** begin **
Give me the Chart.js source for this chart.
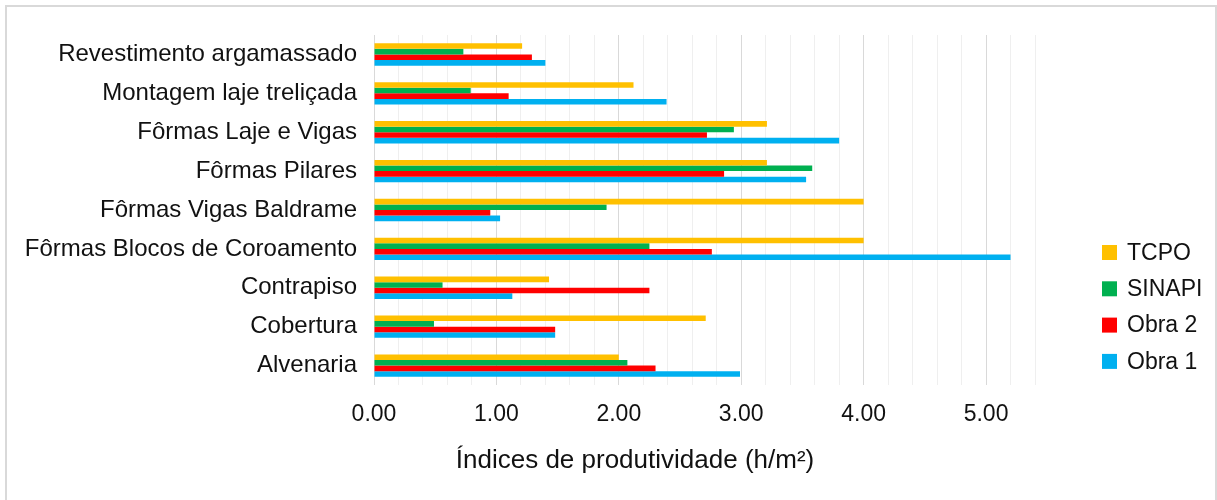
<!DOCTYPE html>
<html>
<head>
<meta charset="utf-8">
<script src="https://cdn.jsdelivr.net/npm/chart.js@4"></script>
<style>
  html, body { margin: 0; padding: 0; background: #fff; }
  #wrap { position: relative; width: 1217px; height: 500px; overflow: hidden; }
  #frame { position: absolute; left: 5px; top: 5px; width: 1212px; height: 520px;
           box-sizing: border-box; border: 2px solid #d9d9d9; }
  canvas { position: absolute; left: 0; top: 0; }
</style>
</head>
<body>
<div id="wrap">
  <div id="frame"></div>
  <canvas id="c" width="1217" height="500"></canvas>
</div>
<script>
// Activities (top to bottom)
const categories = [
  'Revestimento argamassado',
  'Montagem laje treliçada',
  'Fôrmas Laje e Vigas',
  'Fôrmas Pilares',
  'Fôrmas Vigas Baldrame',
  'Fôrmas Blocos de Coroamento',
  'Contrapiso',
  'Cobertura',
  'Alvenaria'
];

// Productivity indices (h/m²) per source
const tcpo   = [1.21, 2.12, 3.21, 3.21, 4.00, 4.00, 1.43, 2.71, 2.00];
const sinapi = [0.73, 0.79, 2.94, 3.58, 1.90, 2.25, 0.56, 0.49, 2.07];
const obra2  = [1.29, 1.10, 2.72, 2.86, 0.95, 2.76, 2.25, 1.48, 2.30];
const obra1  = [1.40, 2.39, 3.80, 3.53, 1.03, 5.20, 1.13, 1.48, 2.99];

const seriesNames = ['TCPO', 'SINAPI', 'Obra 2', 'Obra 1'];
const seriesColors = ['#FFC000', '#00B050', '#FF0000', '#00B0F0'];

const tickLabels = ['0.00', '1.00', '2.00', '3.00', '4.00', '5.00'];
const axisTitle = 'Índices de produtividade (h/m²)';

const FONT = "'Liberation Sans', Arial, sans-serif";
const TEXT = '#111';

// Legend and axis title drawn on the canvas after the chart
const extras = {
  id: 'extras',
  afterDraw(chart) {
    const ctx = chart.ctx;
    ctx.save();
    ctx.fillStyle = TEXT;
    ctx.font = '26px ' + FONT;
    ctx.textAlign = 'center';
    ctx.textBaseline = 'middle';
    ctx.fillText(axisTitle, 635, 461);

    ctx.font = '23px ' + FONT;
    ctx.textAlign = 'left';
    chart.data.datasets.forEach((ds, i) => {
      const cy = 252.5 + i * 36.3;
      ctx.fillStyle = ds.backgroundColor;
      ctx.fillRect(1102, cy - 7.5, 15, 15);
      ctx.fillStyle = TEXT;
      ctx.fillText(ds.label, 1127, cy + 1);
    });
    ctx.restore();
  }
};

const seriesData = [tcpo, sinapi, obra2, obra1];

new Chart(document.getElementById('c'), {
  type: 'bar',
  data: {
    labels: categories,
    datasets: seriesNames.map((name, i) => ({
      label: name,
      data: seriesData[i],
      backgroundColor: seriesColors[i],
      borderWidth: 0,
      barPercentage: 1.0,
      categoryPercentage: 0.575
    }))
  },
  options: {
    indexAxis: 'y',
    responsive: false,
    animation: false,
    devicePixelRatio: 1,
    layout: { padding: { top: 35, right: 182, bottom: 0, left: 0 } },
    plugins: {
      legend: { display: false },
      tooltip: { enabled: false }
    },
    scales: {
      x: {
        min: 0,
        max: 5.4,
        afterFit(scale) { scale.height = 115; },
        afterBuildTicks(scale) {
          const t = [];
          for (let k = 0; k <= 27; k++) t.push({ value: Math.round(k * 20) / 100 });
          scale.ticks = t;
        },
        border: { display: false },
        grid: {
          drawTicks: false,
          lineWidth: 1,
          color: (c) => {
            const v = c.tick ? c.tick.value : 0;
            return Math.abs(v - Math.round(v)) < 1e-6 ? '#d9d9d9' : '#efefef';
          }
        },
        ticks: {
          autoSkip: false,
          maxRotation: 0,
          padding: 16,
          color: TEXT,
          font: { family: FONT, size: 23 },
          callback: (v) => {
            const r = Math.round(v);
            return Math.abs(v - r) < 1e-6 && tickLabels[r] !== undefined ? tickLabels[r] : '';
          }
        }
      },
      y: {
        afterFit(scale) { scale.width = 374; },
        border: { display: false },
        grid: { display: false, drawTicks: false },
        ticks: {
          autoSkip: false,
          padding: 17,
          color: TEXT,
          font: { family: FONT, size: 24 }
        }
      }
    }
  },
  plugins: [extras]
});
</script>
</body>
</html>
** end **
### Written problem
Begin at the first line of the data above and repeat each line exactly, stopping after the line containing "const TEXT = '#111';". Omit the pictures.

### The output
Give me the Chart.js source for this chart.
<!DOCTYPE html>
<html>
<head>
<meta charset="utf-8">
<script src="https://cdn.jsdelivr.net/npm/chart.js@4"></script>
<style>
  html, body { margin: 0; padding: 0; background: #fff; }
  #wrap { position: relative; width: 1217px; height: 500px; overflow: hidden; }
  #frame { position: absolute; left: 5px; top: 5px; width: 1212px; height: 520px;
           box-sizing: border-box; border: 2px solid #d9d9d9; }
  canvas { position: absolute; left: 0; top: 0; }
</style>
</head>
<body>
<div id="wrap">
  <div id="frame"></div>
  <canvas id="c" width="1217" height="500"></canvas>
</div>
<script>
// Activities (top to bottom)
const categories = [
  'Revestimento argamassado',
  'Montagem laje treliçada',
  'Fôrmas Laje e Vigas',
  'Fôrmas Pilares',
  'Fôrmas Vigas Baldrame',
  'Fôrmas Blocos de Coroamento',
  'Contrapiso',
  'Cobertura',
  'Alvenaria'
];

// Productivity indices (h/m²) per source
const tcpo   = [1.21, 2.12, 3.21, 3.21, 4.00, 4.00, 1.43, 2.71, 2.00];
const sinapi = [0.73, 0.79, 2.94, 3.58, 1.90, 2.25, 0.56, 0.49, 2.07];
const obra2  = [1.29, 1.10, 2.72, 2.86, 0.95, 2.76, 2.25, 1.48, 2.30];
const obra1  = [1.40, 2.39, 3.80, 3.53, 1.03, 5.20, 1.13, 1.48, 2.99];

const seriesNames = ['TCPO', 'SINAPI', 'Obra 2', 'Obra 1'];
const seriesColors = ['#FFC000', '#00B050', '#FF0000', '#00B0F0'];

const tickLabels = ['0.00', '1.00', '2.00', '3.00', '4.00', '5.00'];
const axisTitle = 'Índices de produtividade (h/m²)';

const FONT = "'Liberation Sans', Arial, sans-serif";
const TEXT = '#111';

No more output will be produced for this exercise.